Summer may bring you stretches in the Swiss Alps, weeks on Nantucket, or just a day at Rockaway beach, but for while you are in town, this exhibit—organized by Matthew Hargraves of the Yale Center for British Art, Rachel Sloan from the Courtauld, and Jennifer Tonkovich, now the Morgan Library & Museum’s newly endowed Eugene and Clare Thaw Curator of Drawings and Prints—emphasizes the almost spiritual effects of getting out into nature through some 30 landscapes by 18th- and 19th-century British and German artists. Lapidary works on paper by familiar romantic artists like J.M.W. Turner, Caspar David Friedrich and Thomas Gainsborough depict the natural world with giddy verve.
Many of the works here, loans from the Courtauld Gallery augmented by works from the Morgan’s collection, have a preternatural lucidity to them. Thomas Girtin’s incredible Eruption of Mount Vesuvius (1800) is a pencil drawing of the exploding, molten mountain so technically supercharged it looks like a storyboard from a blockbuster action movie. Girtin had seen the smoking volcano when he toured Italy. You might not know his name—he died at age 27—but his precocity is unmistakable. Samuel Palmer’s Oak Tree and Beech, Lullingstone Park (1828) is a gigantic tree with a muscular, almost human-looking gnarled trunk. Somewhere between William Blake and Hayao Miyazaki, from the swirling brown ink branches to the scribbles of color around the mossy forest floor, the drawing has a painted-on-acid, visionary quality we don’t associate strongly enough with 19th-century English art.

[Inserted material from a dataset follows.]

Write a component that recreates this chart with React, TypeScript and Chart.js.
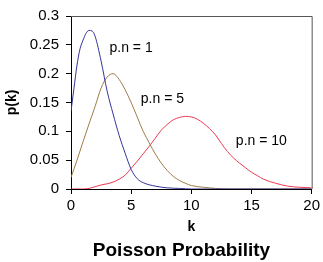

These works on paper were for the most part not sketches for larger paintings. Instead, they are experiments in observation and sensibility crafted while artists worked outdoors. Whether they were executed while hiking in the Alps, or on a grand tour of Italy, or just looking at the sky, these were paintings made mostly by young men carrying copies of Goethe in their rucksacks and harboring a deep desire to not just represent the landscape, but to be in dialogue with God through the natural world.
Tiny points of contact between German and English works abound. Turner’s On Lake Lucerne, Looking Towards Fluelen (1841), in which light washes of bluish-white create a rich nighttime atmosphere that evokes mist on the water in moonlight, speaks to Caspar David Friedrich’s watercolor Moonlit Landscape—both conjure a glowing moon with haunting effect. John Constable, Johan Christian Clausen Dahl and Johann Georg von Dillis all share an interest in deft experimental cloud studies. Mountainous peaks plunging vertiginously into Alpine lakes, blasted tree stumps and Gothic ruins hold widespread appeal.
Exploring the great outdoors isn’t just a luxury, this show suggests. It is a spiritual and intellectual imperative that you get out of town.